| WHAT IS BEING ASKED |
Leave out the pictures and repeat the rest of the material exactly.

### SUPPLIED MATERIAL ###

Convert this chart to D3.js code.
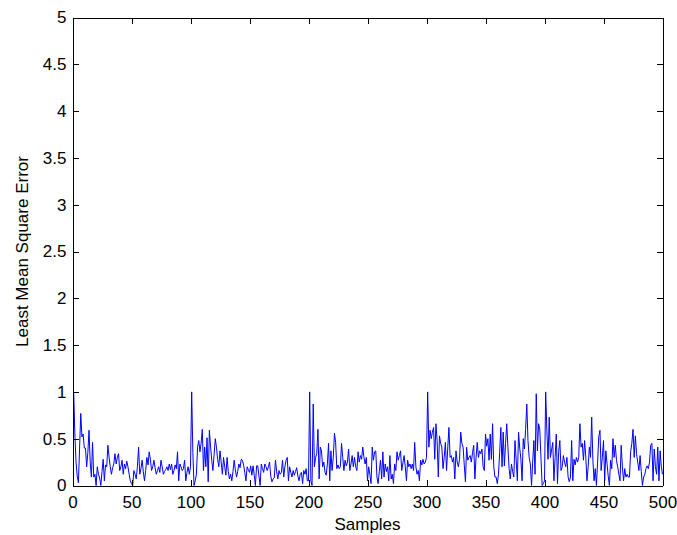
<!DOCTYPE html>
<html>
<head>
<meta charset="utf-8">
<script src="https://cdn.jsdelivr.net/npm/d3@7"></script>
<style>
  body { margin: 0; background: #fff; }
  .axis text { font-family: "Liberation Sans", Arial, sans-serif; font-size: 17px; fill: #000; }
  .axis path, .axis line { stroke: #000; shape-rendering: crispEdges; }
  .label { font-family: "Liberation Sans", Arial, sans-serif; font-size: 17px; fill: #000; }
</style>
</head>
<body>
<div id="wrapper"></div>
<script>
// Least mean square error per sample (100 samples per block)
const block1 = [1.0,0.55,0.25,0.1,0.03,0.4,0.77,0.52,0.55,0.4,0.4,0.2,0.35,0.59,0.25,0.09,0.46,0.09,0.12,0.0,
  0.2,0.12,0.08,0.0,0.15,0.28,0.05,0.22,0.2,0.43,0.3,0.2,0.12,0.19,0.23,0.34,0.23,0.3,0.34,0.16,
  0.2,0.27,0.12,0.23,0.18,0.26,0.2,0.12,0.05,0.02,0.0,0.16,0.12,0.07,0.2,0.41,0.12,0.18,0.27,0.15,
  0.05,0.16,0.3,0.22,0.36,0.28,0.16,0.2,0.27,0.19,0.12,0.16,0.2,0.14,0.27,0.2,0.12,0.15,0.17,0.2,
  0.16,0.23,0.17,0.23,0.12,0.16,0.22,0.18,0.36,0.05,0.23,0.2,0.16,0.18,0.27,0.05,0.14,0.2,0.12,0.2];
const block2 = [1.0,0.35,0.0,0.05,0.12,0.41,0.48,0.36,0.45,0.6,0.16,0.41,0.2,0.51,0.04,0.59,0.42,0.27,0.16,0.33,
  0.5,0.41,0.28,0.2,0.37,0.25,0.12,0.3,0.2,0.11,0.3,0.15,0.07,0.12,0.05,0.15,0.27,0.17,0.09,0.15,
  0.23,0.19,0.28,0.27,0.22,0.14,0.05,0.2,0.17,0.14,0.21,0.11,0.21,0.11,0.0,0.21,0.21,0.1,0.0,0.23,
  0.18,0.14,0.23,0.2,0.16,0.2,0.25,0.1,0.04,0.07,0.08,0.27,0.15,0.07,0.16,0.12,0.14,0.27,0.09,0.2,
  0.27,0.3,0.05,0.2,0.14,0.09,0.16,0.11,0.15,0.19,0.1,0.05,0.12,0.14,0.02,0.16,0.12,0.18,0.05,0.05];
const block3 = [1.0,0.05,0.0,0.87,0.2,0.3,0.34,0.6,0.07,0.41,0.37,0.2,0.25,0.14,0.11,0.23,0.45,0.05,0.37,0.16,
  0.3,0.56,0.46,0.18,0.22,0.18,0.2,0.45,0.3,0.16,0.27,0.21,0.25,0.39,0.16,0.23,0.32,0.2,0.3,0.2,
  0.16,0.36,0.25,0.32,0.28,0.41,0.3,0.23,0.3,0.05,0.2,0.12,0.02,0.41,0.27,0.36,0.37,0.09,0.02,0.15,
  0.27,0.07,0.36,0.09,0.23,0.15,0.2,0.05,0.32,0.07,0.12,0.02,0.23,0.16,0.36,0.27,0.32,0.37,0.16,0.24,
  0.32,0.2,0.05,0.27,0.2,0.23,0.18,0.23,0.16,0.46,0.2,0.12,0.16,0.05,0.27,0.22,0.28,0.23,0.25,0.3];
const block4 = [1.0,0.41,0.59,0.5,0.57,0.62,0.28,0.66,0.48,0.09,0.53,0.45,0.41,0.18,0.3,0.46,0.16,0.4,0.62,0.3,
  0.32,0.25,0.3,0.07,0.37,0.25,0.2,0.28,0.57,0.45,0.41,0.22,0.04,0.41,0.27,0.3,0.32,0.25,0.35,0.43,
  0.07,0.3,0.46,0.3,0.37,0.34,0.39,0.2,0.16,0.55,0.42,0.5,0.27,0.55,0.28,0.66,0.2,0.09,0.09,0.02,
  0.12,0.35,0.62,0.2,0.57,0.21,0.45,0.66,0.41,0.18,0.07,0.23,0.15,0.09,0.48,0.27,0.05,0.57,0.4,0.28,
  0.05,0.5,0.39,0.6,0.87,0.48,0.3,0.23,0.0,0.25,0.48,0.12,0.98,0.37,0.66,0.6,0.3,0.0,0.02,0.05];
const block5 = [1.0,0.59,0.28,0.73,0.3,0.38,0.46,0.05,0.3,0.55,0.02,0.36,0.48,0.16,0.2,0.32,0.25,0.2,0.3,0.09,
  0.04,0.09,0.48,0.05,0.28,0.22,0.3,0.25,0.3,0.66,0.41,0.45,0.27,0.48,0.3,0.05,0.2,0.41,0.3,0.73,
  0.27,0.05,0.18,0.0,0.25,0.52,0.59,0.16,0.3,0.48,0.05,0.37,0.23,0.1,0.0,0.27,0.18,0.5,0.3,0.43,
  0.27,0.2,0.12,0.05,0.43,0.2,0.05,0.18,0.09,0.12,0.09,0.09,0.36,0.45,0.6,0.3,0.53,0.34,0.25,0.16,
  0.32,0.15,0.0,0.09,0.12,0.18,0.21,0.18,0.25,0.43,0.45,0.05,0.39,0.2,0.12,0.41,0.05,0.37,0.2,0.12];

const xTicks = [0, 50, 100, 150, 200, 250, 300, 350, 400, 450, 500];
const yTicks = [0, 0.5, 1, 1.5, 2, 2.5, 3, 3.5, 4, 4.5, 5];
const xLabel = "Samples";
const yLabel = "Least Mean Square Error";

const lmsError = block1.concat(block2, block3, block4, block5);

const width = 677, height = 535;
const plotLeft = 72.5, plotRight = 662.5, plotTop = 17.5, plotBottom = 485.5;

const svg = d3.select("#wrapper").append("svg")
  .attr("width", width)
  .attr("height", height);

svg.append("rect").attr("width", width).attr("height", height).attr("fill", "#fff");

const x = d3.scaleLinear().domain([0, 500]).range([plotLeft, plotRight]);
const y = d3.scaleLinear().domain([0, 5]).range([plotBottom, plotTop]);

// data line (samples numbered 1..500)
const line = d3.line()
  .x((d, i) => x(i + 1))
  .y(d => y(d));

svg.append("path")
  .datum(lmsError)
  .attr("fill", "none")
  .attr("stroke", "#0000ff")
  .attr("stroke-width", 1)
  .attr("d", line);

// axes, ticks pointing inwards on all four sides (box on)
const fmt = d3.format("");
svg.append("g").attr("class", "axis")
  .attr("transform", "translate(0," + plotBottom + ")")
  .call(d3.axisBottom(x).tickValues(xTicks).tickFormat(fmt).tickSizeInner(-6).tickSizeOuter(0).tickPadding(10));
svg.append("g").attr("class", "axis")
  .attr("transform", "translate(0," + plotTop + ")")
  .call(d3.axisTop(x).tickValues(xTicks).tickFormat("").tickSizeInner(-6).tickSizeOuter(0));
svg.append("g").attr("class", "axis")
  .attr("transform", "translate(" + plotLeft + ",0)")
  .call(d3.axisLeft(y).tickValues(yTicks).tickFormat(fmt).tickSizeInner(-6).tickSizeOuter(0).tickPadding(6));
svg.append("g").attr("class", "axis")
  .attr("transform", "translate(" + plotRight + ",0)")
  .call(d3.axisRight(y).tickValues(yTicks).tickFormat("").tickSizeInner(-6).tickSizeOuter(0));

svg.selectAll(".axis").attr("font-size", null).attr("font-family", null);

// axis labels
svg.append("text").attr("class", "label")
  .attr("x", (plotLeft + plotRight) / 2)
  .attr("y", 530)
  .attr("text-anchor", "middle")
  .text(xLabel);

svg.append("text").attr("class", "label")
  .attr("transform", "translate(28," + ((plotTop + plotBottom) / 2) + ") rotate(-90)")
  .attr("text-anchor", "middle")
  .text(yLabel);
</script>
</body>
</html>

###

| WRITTEN REPLY |
Convert this chart to D3.js code.
<!DOCTYPE html>
<html>
<head>
<meta charset="utf-8">
<script src="https://cdn.jsdelivr.net/npm/d3@7"></script>
<style>
  body { margin: 0; background: #fff; }
  .axis text { font-family: "Liberation Sans", Arial, sans-serif; font-size: 17px; fill: #000; }
  .axis path, .axis line { stroke: #000; shape-rendering: crispEdges; }
  .label { font-family: "Liberation Sans", Arial, sans-serif; font-size: 17px; fill: #000; }
</style>
</head>
<body>
<div id="wrapper"></div>
<script>
// Least mean square error per sample (100 samples per block)
const block1 = [1.0,0.55,0.25,0.1,0.03,0.4,0.77,0.52,0.55,0.4,0.4,0.2,0.35,0.59,0.25,0.09,0.46,0.09,0.12,0.0,
  0.2,0.12,0.08,0.0,0.15,0.28,0.05,0.22,0.2,0.43,0.3,0.2,0.12,0.19,0.23,0.34,0.23,0.3,0.34,0.16,
  0.2,0.27,0.12,0.23,0.18,0.26,0.2,0.12,0.05,0.02,0.0,0.16,0.12,0.07,0.2,0.41,0.12,0.18,0.27,0.15,
  0.05,0.16,0.3,0.22,0.36,0.28,0.16,0.2,0.27,0.19,0.12,0.16,0.2,0.14,0.27,0.2,0.12,0.15,0.17,0.2,
  0.16,0.23,0.17,0.23,0.12,0.16,0.22,0.18,0.36,0.05,0.23,0.2,0.16,0.18,0.27,0.05,0.14,0.2,0.12,0.2];
const block2 = [1.0,0.35,0.0,0.05,0.12,0.41,0.48,0.36,0.45,0.6,0.16,0.41,0.2,0.51,0.04,0.59,0.42,0.27,0.16,0.33,
  0.5,0.41,0.28,0.2,0.37,0.25,0.12,0.3,0.2,0.11,0.3,0.15,0.07,0.12,0.05,0.15,0.27,0.17,0.09,0.15,
  0.23,0.19,0.28,0.27,0.22,0.14,0.05,0.2,0.17,0.14,0.21,0.11,0.21,0.11,0.0,0.21,0.21,0.1,0.0,0.23,
  0.18,0.14,0.23,0.2,0.16,0.2,0.25,0.1,0.04,0.07,0.08,0.27,0.15,0.07,0.16,0.12,0.14,0.27,0.09,0.2,
  0.27,0.3,0.05,0.2,0.14,0.09,0.16,0.11,0.15,0.19,0.1,0.05,0.12,0.14,0.02,0.16,0.12,0.18,0.05,0.05];
const block3 = [1.0,0.05,0.0,0.87,0.2,0.3,0.34,0.6,0.07,0.41,0.37,0.2,0.25,0.14,0.11,0.23,0.45,0.05,0.37,0.16,
  0.3,0.56,0.46,0.18,0.22,0.18,0.2,0.45,0.3,0.16,0.27,0.21,0.25,0.39,0.16,0.23,0.32,0.2,0.3,0.2,
  0.16,0.36,0.25,0.32,0.28,0.41,0.3,0.23,0.3,0.05,0.2,0.12,0.02,0.41,0.27,0.36,0.37,0.09,0.02,0.15,
  0.27,0.07,0.36,0.09,0.23,0.15,0.2,0.05,0.32,0.07,0.12,0.02,0.23,0.16,0.36,0.27,0.32,0.37,0.16,0.24,
  0.32,0.2,0.05,0.27,0.2,0.23,0.18,0.23,0.16,0.46,0.2,0.12,0.16,0.05,0.27,0.22,0.28,0.23,0.25,0.3];
const block4 = [1.0,0.41,0.59,0.5,0.57,0.62,0.28,0.66,0.48,0.09,0.53,0.45,0.41,0.18,0.3,0.46,0.16,0.4,0.62,0.3,
  0.32,0.25,0.3,0.07,0.37,0.25,0.2,0.28,0.57,0.45,0.41,0.22,0.04,0.41,0.27,0.3,0.32,0.25,0.35,0.43,
  0.07,0.3,0.46,0.3,0.37,0.34,0.39,0.2,0.16,0.55,0.42,0.5,0.27,0.55,0.28,0.66,0.2,0.09,0.09,0.02,
  0.12,0.35,0.62,0.2,0.57,0.21,0.45,0.66,0.41,0.18,0.07,0.23,0.15,0.09,0.48,0.27,0.05,0.57,0.4,0.28,
  0.05,0.5,0.39,0.6,0.87,0.48,0.3,0.23,0.0,0.25,0.48,0.12,0.98,0.37,0.66,0.6,0.3,0.0,0.02,0.05];
const block5 = [1.0,0.59,0.28,0.73,0.3,0.38,0.46,0.05,0.3,0.55,0.02,0.36,0.48,0.16,0.2,0.32,0.25,0.2,0.3,0.09,
  0.04,0.09,0.48,0.05,0.28,0.22,0.3,0.25,0.3,0.66,0.41,0.45,0.27,0.48,0.3,0.05,0.2,0.41,0.3,0.73,
  0.27,0.05,0.18,0.0,0.25,0.52,0.59,0.16,0.3,0.48,0.05,0.37,0.23,0.1,0.0,0.27,0.18,0.5,0.3,0.43,
  0.27,0.2,0.12,0.05,0.43,0.2,0.05,0.18,0.09,0.12,0.09,0.09,0.36,0.45,0.6,0.3,0.53,0.34,0.25,0.16,
  0.32,0.15,0.0,0.09,0.12,0.18,0.21,0.18,0.25,0.43,0.45,0.05,0.39,0.2,0.12,0.41,0.05,0.37,0.2,0.12];

const xTicks = [0, 50, 100, 150, 200, 250, 300, 350, 400, 450, 500];
const yTicks = [0, 0.5, 1, 1.5, 2, 2.5, 3, 3.5, 4, 4.5, 5];
const xLabel = "Samples";
const yLabel = "Least Mean Square Error";

const lmsError = block1.concat(block2, block3, block4, block5);

const width = 677, height = 535;
const plotLeft = 72.5, plotRight = 662.5, plotTop = 17.5, plotBottom = 485.5;

const svg = d3.select("#wrapper").append("svg")
  .attr("width", width)
  .attr("height", height);

svg.append("rect").attr("width", width).attr("height", height).attr("fill", "#fff");

const x = d3.scaleLinear().domain([0, 500]).range([plotLeft, plotRight]);
const y = d3.scaleLinear().domain([0, 5]).range([plotBottom, plotTop]);

// data line (samples numbered 1..500)
const line = d3.line()
  .x((d, i) => x(i + 1))
  .y(d => y(d));

svg.append("path")
  .datum(lmsError)
  .attr("fill", "none")
  .attr("stroke", "#0000ff")
  .attr("stroke-width", 1)
  .attr("d", line);

// axes, ticks pointing inwards on all four sides (box on)
const fmt = d3.format("");
svg.append("g").attr("class", "axis")
  .attr("transform", "translate(0," + plotBottom + ")")
  .call(d3.axisBottom(x).tickValues(xTicks).tickFormat(fmt).tickSizeInner(-6).tickSizeOuter(0).tickPadding(10));
svg.append("g").attr("class", "axis")
  .attr("transform", "translate(0," + plotTop + ")")
  .call(d3.axisTop(x).tickValues(xTicks).tickFormat("").tickSizeInner(-6).tickSizeOuter(0));
svg.append("g").attr("class", "axis")
  .attr("transform", "translate(" + plotLeft + ",0)")
  .call(d3.axisLeft(y).tickValues(yTicks).tickFormat(fmt).tickSizeInner(-6).tickSizeOuter(0).tickPadding(6));
svg.append("g").attr("class", "axis")
  .attr("transform", "translate(" + plotRight + ",0)")
  .call(d3.axisRight(y).tickValues(yTicks).tickFormat("").tickSizeInner(-6).tickSizeOuter(0));

svg.selectAll(".axis").attr("font-size", null).attr("font-family", null);

// axis labels
svg.append("text").attr("class", "label")
  .attr("x", (plotLeft + plotRight) / 2)
  .attr("y", 530)
  .attr("text-anchor", "middle")
  .text(xLabel);

svg.append("text").attr("class", "label")
  .attr("transform", "translate(28," + ((plotTop + plotBottom) / 2) + ") rotate(-90)")
  .attr("text-anchor", "middle")
  .text(yLabel);
</script>
</body>
</html>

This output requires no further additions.